半導体分野では、半導体製造装置用部品の開発・製品化を行っています。当連結会計年度においては、半導体製造装置用部品の要求仕様の高度化に対し、製品の性能向上や新規製品の開発に取り組みました。また、半導体パッケージの分野では、車載や通信関連、LED用セラミックパッケージ、半導体検査装置に使用される大型プローブカード用基板等、幅広い製品の開発を行っています。当連結会計年度においては、セラミックの特徴を生かした高放熱用基板や微細化の開発、量産化を進めています。

 

医療分野では、認証規格の改正に適合した酸素濃縮装置を製造販売しています。当連結会計年度においては、新型コロナ需要による増産化と安定供給のため改良開発に取り組んでいます。また、CAIRE社で次世代の遠隔医療ソリューションとなるアプリ「myCAIRE」を開発、上市しました。「myCAIRE」は、患者様の携帯電話やタブレット機器を介して、酸素濃縮装置からリアルタイムでデータを収集することで、医療機器プロバイダーから簡単にデータにアクセスできる遠隔医療ソリューションです。

なお、当セグメントの研究開発に係る費用の金額は、7,348百万円です。

<新規事業>

新規事業関連では、エネルギークリーン化への対応として期待の大きなテーマである燃料電池関連の開発に取り組んでいます。現在、独自の機能性セラミックスの材料技術とプロセス技術を活かし、高効率でクリーンな発電システムとして期待される固体酸化物形燃料電池(SOFC)の開発と事業の立ち上げを進めています。当連結会計年度においては、森村グループ各社による合弁会社「森村SOFCテクノロジー株式会社」にて、従来他社より小型・軽量・高効率のスタックを展開し、高効率分散電源への適用や脱炭素社会に向けた新規用途への採用に向け活動を進めています。また、業務・産業用のSOFCセルスタックの今後の量産拡大や家庭用の採用を視野にいれ、生産拠点の集約や設備投資による量産体制の構築を開始しました。円筒形セルスタックは三菱重工業株式会社との合弁会社「CECYLLS株式会社」にてセルスタックの量産を開始しました。今後、大型の業務・産業用燃料電池システムに搭載され、上市される予定です。
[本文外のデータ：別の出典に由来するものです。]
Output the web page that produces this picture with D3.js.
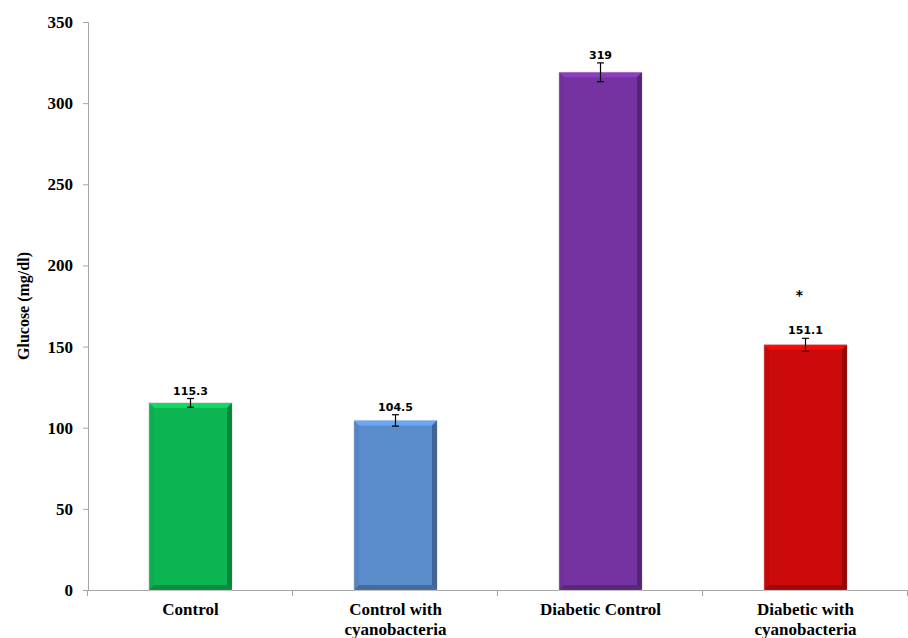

また、固体酸化物形燃料電池(SOFC)を応用した固体酸化物形電解セル(SOEC)の事業化を目指し、開発を開始しています。その他新規事業関連の分野では、コロナ禍において、当社技術を活用して社会貢献するために、セラミック技術を利用したオゾン発生器(澄風)を発売いたしました。当社センシング技術も利用し、効率的なウイルス除去が可能な製品となっています。更には、当社アフターマーケット商流に繋がっている独立系修理工場に、車両ユーザーをデジタル技術で繋ぎ、修理やメンテナンス、定期点検の集客を行うプラットドームサービス、「ドクターリンク」を上市しました。

なお、当セグメントの研究開発に係る費用の金額は、8,174百万円です。